Repeat every line of the data exactly, but not the pictures.

■ SUPPLIED MATERIAL:
= = = =

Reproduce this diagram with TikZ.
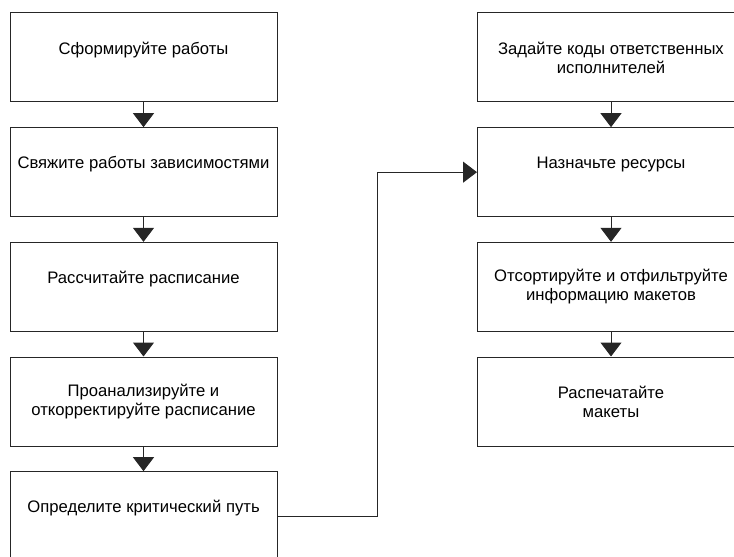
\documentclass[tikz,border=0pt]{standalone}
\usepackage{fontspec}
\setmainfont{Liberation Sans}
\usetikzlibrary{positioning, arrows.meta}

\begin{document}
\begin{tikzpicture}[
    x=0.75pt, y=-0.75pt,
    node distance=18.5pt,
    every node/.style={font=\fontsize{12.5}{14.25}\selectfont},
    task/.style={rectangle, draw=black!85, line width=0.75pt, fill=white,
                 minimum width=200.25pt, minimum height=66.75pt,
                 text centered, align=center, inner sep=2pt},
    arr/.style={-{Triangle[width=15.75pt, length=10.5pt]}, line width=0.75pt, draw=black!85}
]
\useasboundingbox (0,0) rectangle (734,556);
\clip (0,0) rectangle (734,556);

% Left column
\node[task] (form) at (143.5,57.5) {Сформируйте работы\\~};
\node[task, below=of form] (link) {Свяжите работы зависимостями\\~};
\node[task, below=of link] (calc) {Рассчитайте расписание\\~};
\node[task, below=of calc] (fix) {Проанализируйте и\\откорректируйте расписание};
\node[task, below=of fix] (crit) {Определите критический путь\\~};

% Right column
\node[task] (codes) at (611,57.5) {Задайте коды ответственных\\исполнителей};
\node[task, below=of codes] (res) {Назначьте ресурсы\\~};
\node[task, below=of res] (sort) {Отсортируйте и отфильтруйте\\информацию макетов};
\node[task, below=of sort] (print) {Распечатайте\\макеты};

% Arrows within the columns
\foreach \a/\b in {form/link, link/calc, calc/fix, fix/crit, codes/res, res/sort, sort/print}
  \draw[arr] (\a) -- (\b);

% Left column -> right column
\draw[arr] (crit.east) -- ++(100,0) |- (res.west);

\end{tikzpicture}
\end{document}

= = = =

■ ANSWER TO THIS PROBLEM:
Reproduce this diagram with TikZ.
\documentclass[tikz,border=0pt]{standalone}
\usepackage{fontspec}
\setmainfont{Liberation Sans}
\usetikzlibrary{positioning, arrows.meta}

\begin{document}
\begin{tikzpicture}[
    x=0.75pt, y=-0.75pt,
    node distance=18.5pt,
    every node/.style={font=\fontsize{12.5}{14.25}\selectfont},
    task/.style={rectangle, draw=black!85, line width=0.75pt, fill=white,
                 minimum width=200.25pt, minimum height=66.75pt,
                 text centered, align=center, inner sep=2pt},
    arr/.style={-{Triangle[width=15.75pt, length=10.5pt]}, line width=0.75pt, draw=black!85}
]
\useasboundingbox (0,0) rectangle (734,556);
\clip (0,0) rectangle (734,556);

% Left column
\node[task] (form) at (143.5,57.5) {Сформируйте работы\\~};
\node[task, below=of form] (link) {Свяжите работы зависимостями\\~};
\node[task, below=of link] (calc) {Рассчитайте расписание\\~};
\node[task, below=of calc] (fix) {Проанализируйте и\\откорректируйте расписание};
\node[task, below=of fix] (crit) {Определите критический путь\\~};

% Right column
\node[task] (codes) at (611,57.5) {Задайте коды ответственных\\исполнителей};
\node[task, below=of codes] (res) {Назначьте ресурсы\\~};
\node[task, below=of res] (sort) {Отсортируйте и отфильтруйте\\информацию макетов};
\node[task, below=of sort] (print) {Распечатайте\\макеты};

% Arrows within the columns
\foreach \a/\b in {form/link, link/calc, calc/fix, fix/crit, codes/res, res/sort, sort/print}
  \draw[arr] (\a) -- (\b);

% Left column -> right column
\draw[arr] (crit.east) -- ++(100,0) |- (res.west);

\end{tikzpicture}
\end{document}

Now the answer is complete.